Photos of the iPhone 5S, or perhaps an iPhone 5S prototype, have leaked from the Chinese supply chain. The photos show the back of the device, which is almost identical to the iPhone 5, and also the internals, where a handful of significant changes/upgrades have occurred. Perhaps most importantly, though, these photos seem to confirm that the next iPhone is merely an iteration of the iPhone 5, and not a some crazy, reimagined iPhone 6 phablet as previously rumored.
The leaked photos primarily show three things: the iPhone 5S will have a dual-LED flash on the back, a larger battery (5.92 watt-hours vs. 5.45 Wh for the iPhone 5), and a new SoC. There aren’t any photos of the front of the device, but the iPhone 5S display will probably be the same 4-inch 1136×640 unit, unless Apple is finally ready to double the resolution (which is possible, but unlikely).
To squeeze in a larger battery, Apple appears to have rejigged the iPhone 5S’s logic board slightly narrower, with a few of the components being moved around slightly. The dual-LED flash is a simply upgrade, from a normal circular flash on the back of the chassis with a single LED to a pill-shaped unit with two LEDs. The new SoC is interesting, as it has a serial number, but lacks a model number (A5, A6, A6X, etc.) This is a strong indication that the phone we’re looking at is a prototype, or that the chip is a prototype. The date code on the chip reads “1243,” signifying that the chip was made in 43rd week of 2012 — long enough ago that this probably isn’t the final chip that will find its way into the iPhone 5S.
It is possible that the iPhone 5S will debut with a new A7 SoC, and then the A7X in the next iPad, but at this point we can only guess. There is a long-running rumor that Apple will eventually shift production away from Samsung’s 32nm process to TSMC’s 28nm, but such a move generally takes a long time (12+ months). If the iPhone 5S’s SoC is produced by TSMC, it could give Apple a further bump in performance and battery life over the Qualcomm and Nvidia competition.

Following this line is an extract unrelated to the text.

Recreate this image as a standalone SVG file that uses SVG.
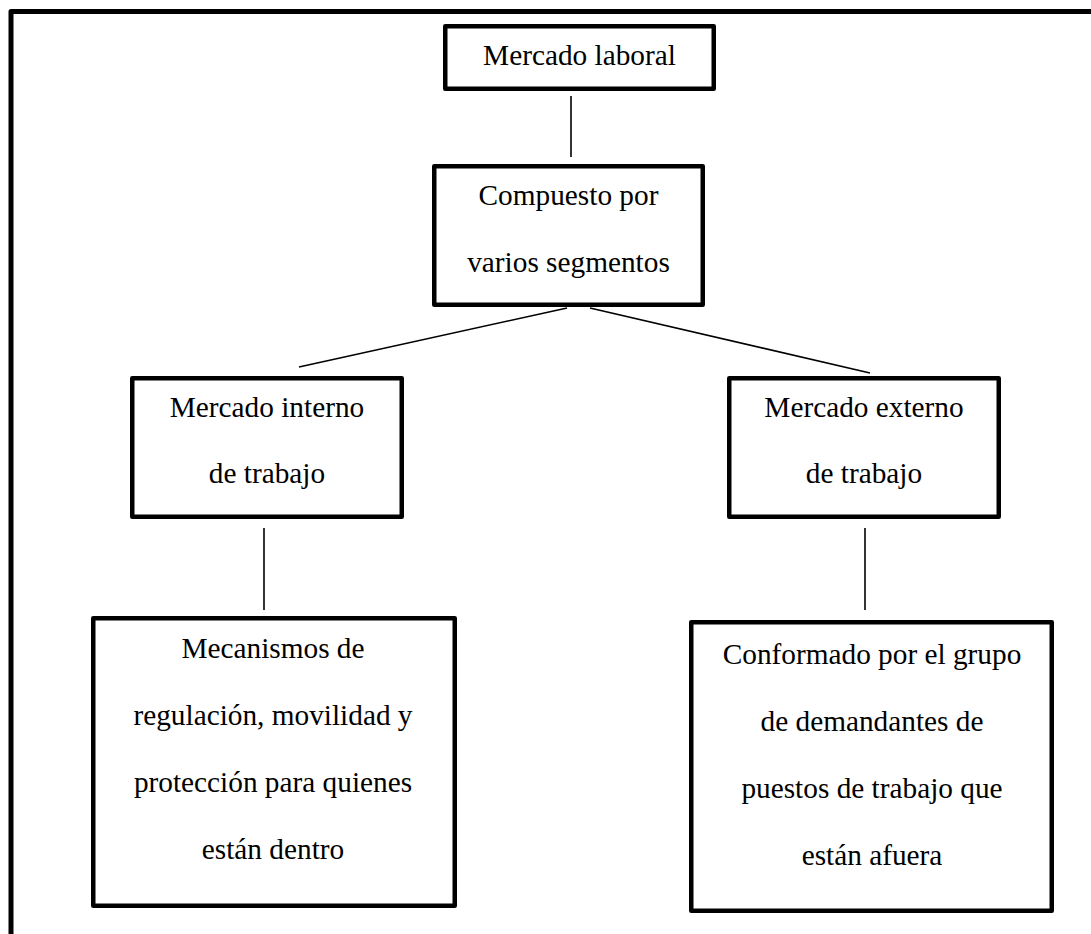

Zooming out, these are relatively minor changes in the grand scale of things. A longer lasting battery is nice, but a faster SoC and dual-LED flash are hardly going to make or break the iPhone 5S. Still, with the massively overhauled iOS 7, and iPhone 4S users clamoring for their two-year upgrade, the iPhone 5S will undoubtedly fly off the shelves, irrespective of the hardware inside. There is a persistent rumor that Apple will finally introduce an iPhone Mini alongside the iPhone 5S in September, too.